▸ Source material
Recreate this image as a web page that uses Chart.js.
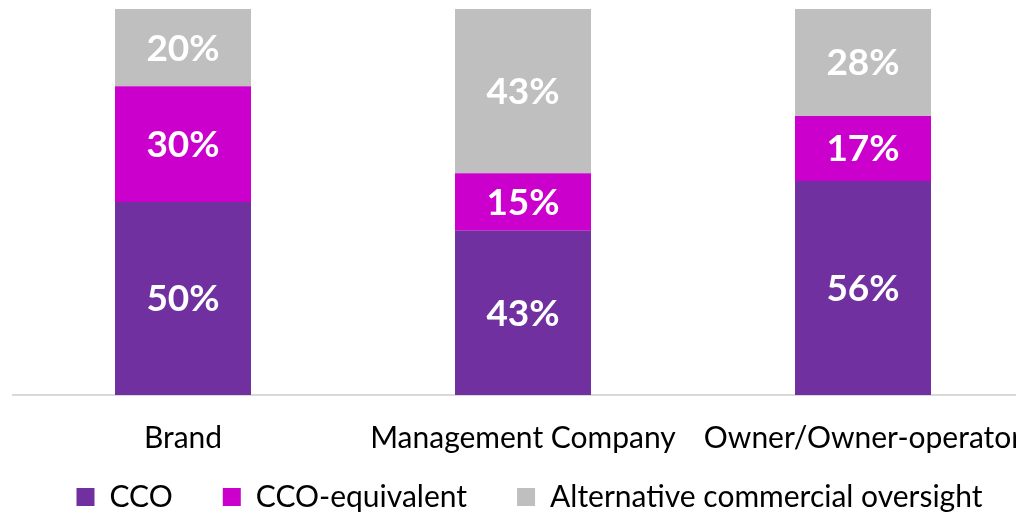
<!DOCTYPE html>
<html>
<head>
<meta charset="utf-8">
<script src="https://cdn.jsdelivr.net/npm/chart.js@4/dist/chart.umd.min.js"></script>
<style>
  html, body { margin: 0; padding: 0; background: #fff; overflow: hidden; }
  #wrap { width: 1073px; height: 522px; position: relative; }
</style>
</head>
<body>
<div id="wrap"><canvas id="oversight-chart"></canvas></div>
<script>
const categories = ['Brand', 'Management Company', 'Owner/Owner-operator'];
const seriesNames = ['CCO', 'CCO-equivalent', 'Alternative commercial oversight'];
const cco = [50, 43, 56];
const ccoEquivalent = [30, 15, 17];
const alternative = [20, 43, 28];

// Excel-style 100% stacked: each bar is scaled to its own total
const totals = categories.map((c, i) => cco[i] + ccoEquivalent[i] + alternative[i]);
const toShare = arr => arr.map((v, i) => v / totals[i] * 100);

const FONT = 'Lato, "Open Sans", sans-serif';

// white % labels in the middle of each segment
const segmentLabels = {
  id: 'segmentLabels',
  afterDatasetsDraw(chart) {
    const ctx = chart.ctx;
    ctx.save();
    ctx.fillStyle = '#ffffff';
    ctx.font = 'bold 37px ' + FONT;
    ctx.textAlign = 'center';
    ctx.textBaseline = 'middle';
    chart.data.datasets.forEach((ds, di) => {
      chart.getDatasetMeta(di).data.forEach((bar, i) => {
        const mid = (bar.y + bar.base) / 2;
        ctx.fillText(ds.raw[i] + '%', bar.x, mid + 1);
      });
    });
    ctx.restore();
  }
};

new Chart(document.getElementById('oversight-chart'), {
  type: 'bar',
  data: {
    labels: categories,
    datasets: [
      { label: seriesNames[0], raw: cco, data: toShare(cco), backgroundColor: '#7030A0' },
      { label: seriesNames[1], raw: ccoEquivalent, data: toShare(ccoEquivalent), backgroundColor: '#CC00CC' },
      { label: seriesNames[2], raw: alternative, data: toShare(alternative), backgroundColor: '#BFBFBF' }
    ]
  },
  options: {
    responsive: true,
    maintainAspectRatio: false,
    animation: false,
    layout: { padding: { left: 13, right: 27, top: 9, bottom: 0 } },
    datasets: {
      bar: { barPercentage: 0.4, categoryPercentage: 1.0, borderWidth: 0 }
    },
    plugins: {
      legend: {
        position: 'bottom',
        labels: {
          font: { family: FONT, size: 30 },
          color: '#000',
          boxWidth: 18,
          boxHeight: 18,
          padding: 27,
          // extra gap between legend entries (spaces after the text)
          generateLabels(chart) {
            const items = Chart.defaults.plugins.legend.labels.generateLabels(chart);
            items.forEach((it, i) => { if (i < items.length - 1) it.text += '   '; });
            return items;
          }
        }
      },
      tooltip: { enabled: false }
    },
    scales: {
      x: {
        stacked: true,
        grid: { display: false },
        border: { color: '#d9d9d9', width: 2 },
        ticks: {
          font: { family: FONT, size: 30 },
          color: '#000',
          padding: 17,
          maxRotation: 0,
          autoSkip: false
        },
        afterFit(scale) { scale.height -= 18; }
      },
      y: {
        stacked: true,
        position: 'right',
        min: 0,
        max: 100,
        grid: { display: false },
        border: { display: false },
        ticks: { display: false },
        afterFit(scale) { scale.width = 13; }
      }
    }
  },
  plugins: [segmentLabels]
});
</script>
</body>
</html>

▸ To do
Give the data above again in full and unchanged, skipping the pictures.

▸ Final result
Recreate this image as a web page that uses Chart.js.
<!DOCTYPE html>
<html>
<head>
<meta charset="utf-8">
<script src="https://cdn.jsdelivr.net/npm/chart.js@4/dist/chart.umd.min.js"></script>
<style>
  html, body { margin: 0; padding: 0; background: #fff; overflow: hidden; }
  #wrap { width: 1073px; height: 522px; position: relative; }
</style>
</head>
<body>
<div id="wrap"><canvas id="oversight-chart"></canvas></div>
<script>
const categories = ['Brand', 'Management Company', 'Owner/Owner-operator'];
const seriesNames = ['CCO', 'CCO-equivalent', 'Alternative commercial oversight'];
const cco = [50, 43, 56];
const ccoEquivalent = [30, 15, 17];
const alternative = [20, 43, 28];

// Excel-style 100% stacked: each bar is scaled to its own total
const totals = categories.map((c, i) => cco[i] + ccoEquivalent[i] + alternative[i]);
const toShare = arr => arr.map((v, i) => v / totals[i] * 100);

const FONT = 'Lato, "Open Sans", sans-serif';

// white % labels in the middle of each segment
const segmentLabels = {
  id: 'segmentLabels',
  afterDatasetsDraw(chart) {
    const ctx = chart.ctx;
    ctx.save();
    ctx.fillStyle = '#ffffff';
    ctx.font = 'bold 37px ' + FONT;
    ctx.textAlign = 'center';
    ctx.textBaseline = 'middle';
    chart.data.datasets.forEach((ds, di) => {
      chart.getDatasetMeta(di).data.forEach((bar, i) => {
        const mid = (bar.y + bar.base) / 2;
        ctx.fillText(ds.raw[i] + '%', bar.x, mid + 1);
      });
    });
    ctx.restore();
  }
};

new Chart(document.getElementById('oversight-chart'), {
  type: 'bar',
  data: {
    labels: categories,
    datasets: [
      { label: seriesNames[0], raw: cco, data: toShare(cco), backgroundColor: '#7030A0' },
      { label: seriesNames[1], raw: ccoEquivalent, data: toShare(ccoEquivalent), backgroundColor: '#CC00CC' },
      { label: seriesNames[2], raw: alternative, data: toShare(alternative), backgroundColor: '#BFBFBF' }
    ]
  },
  options: {
    responsive: true,
    maintainAspectRatio: false,
    animation: false,
    layout: { padding: { left: 13, right: 27, top: 9, bottom: 0 } },
    datasets: {
      bar: { barPercentage: 0.4, categoryPercentage: 1.0, borderWidth: 0 }
    },
    plugins: {
      legend: {
        position: 'bottom',
        labels: {
          font: { family: FONT, size: 30 },
          color: '#000',
          boxWidth: 18,
          boxHeight: 18,
          padding: 27,
          // extra gap between legend entries (spaces after the text)
          generateLabels(chart) {
            const items = Chart.defaults.plugins.legend.labels.generateLabels(chart);
            items.forEach((it, i) => { if (i < items.length - 1) it.text += '   '; });
            return items;
          }
        }
      },
      tooltip: { enabled: false }
    },
    scales: {
      x: {
        stacked: true,
        grid: { display: false },
        border: { color: '#d9d9d9', width: 2 },
        ticks: {
          font: { family: FONT, size: 30 },
          color: '#000',
          padding: 17,
          maxRotation: 0,
          autoSkip: false
        },
        afterFit(scale) { scale.height -= 18; }
      },
      y: {
        stacked: true,
        position: 'right',
        min: 0,
        max: 100,
        grid: { display: false },
        border: { display: false },
        ticks: { display: false },
        afterFit(scale) { scale.width = 13; }
      }
    }
  },
  plugins: [segmentLabels]
});
</script>
</body>
</html>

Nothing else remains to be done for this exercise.